Clarence N. Stevenson Unit
- Interactive map of Clarence N. Stevenson Unit
- Location: 1525 F-M 766 Cuero, Texas;
- Status: open
- Security class: G1, G2, G4
- Capacity: 1384
- Opened: April 1994
- Managed by: Texas Department of Criminal Justice

= Clarence N. Stevenson Unit =

State prison in Cuero, Texas, United States

The Clarence N. Stevenson Unit is a state prison for men located in Cuero, DeWitt County, Texas, owned by operated by the Texas Department of Criminal Justice. This facility was opened in April 1994, and a maximum capacity of 1384 male inmates held at minimum custody G-1/G-2 and medium G-4 security levels.

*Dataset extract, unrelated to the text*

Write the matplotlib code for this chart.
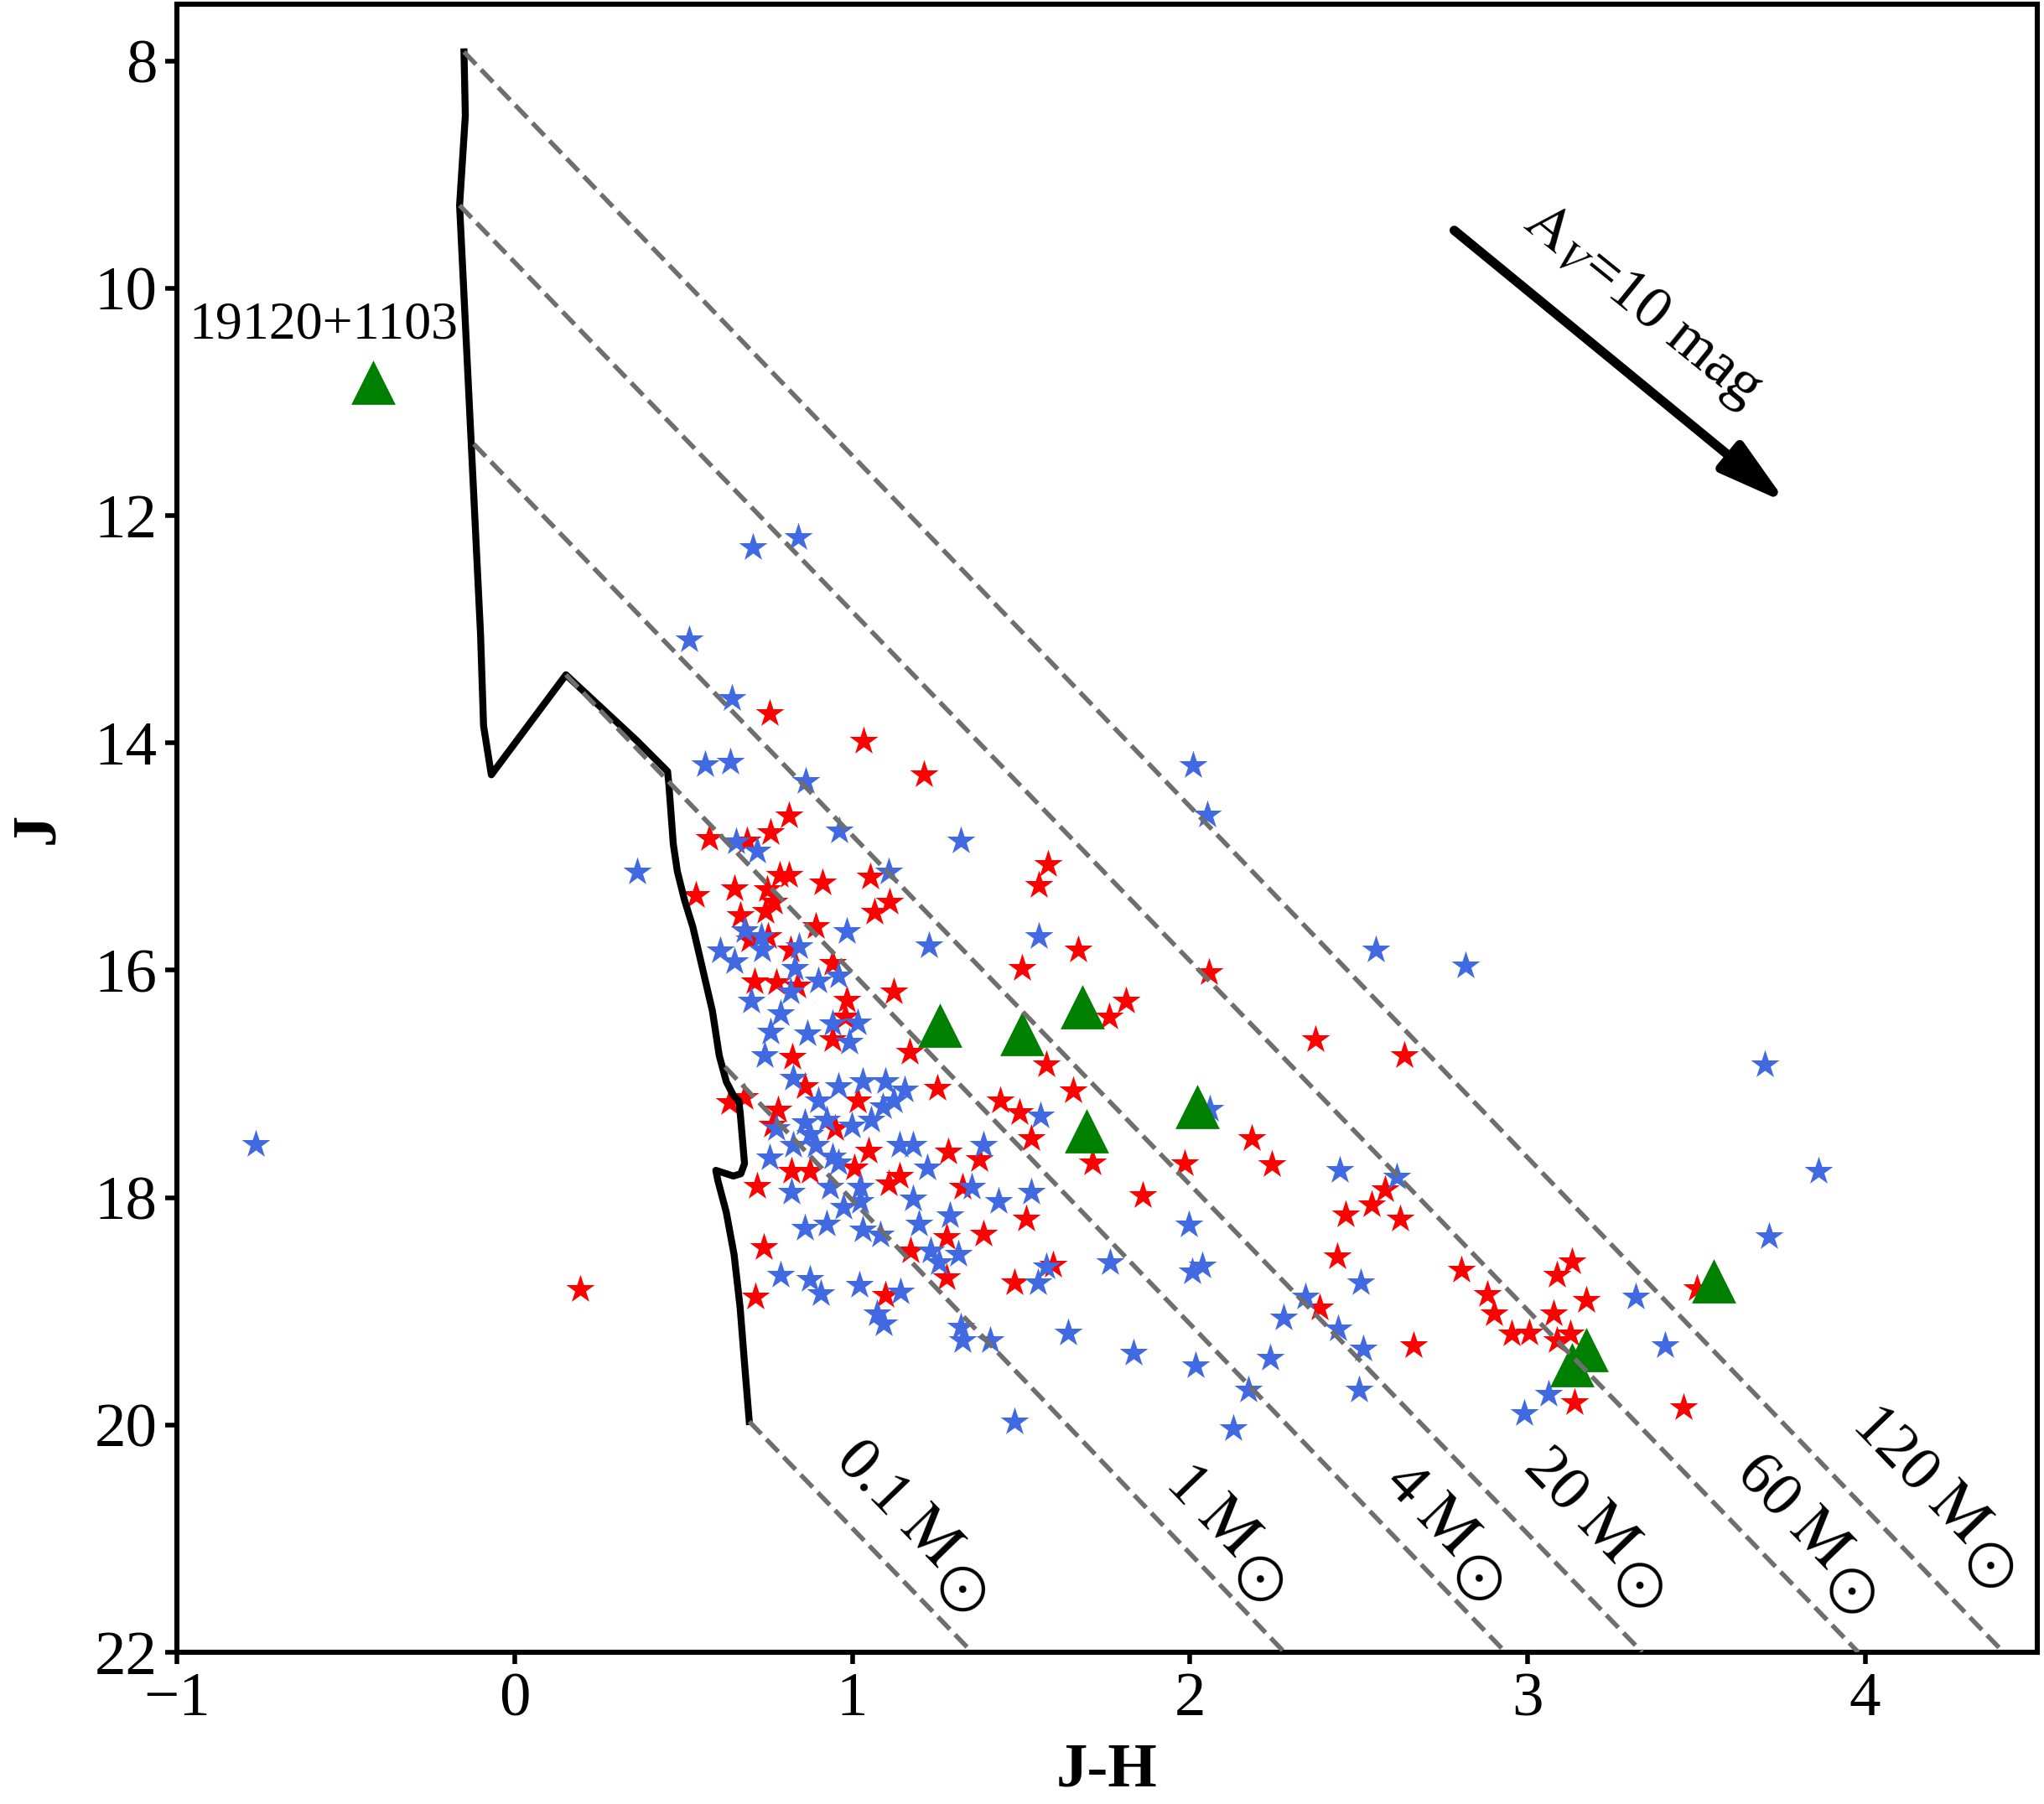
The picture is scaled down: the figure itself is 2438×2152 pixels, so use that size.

Controversy, Prisoners Limited Rights and Prison Discipline Abuse:
This prison unit, like many others in the state of Texas has been subject to accusations of prison guard abuse:

"Recently we have seen that guards can, and do, “set up” inmates by planting illegal evidence in a cell or by creating fraudulent allegations leading to a wrongful conviction of a discipline rule. The damage that visits the inmate and his/her loved ones over intended or fraudulent discipline abuses by TDCJ employees occurs far too often and causes far too much unnecessary emotional pain and frustration for the offender and loved ones. Such action by institutional TDCJ employees does not further inmate respect or rehabilitation. Thank God for Keri Blakinger and the Houston Chronicle for her exposing the reality of this damage."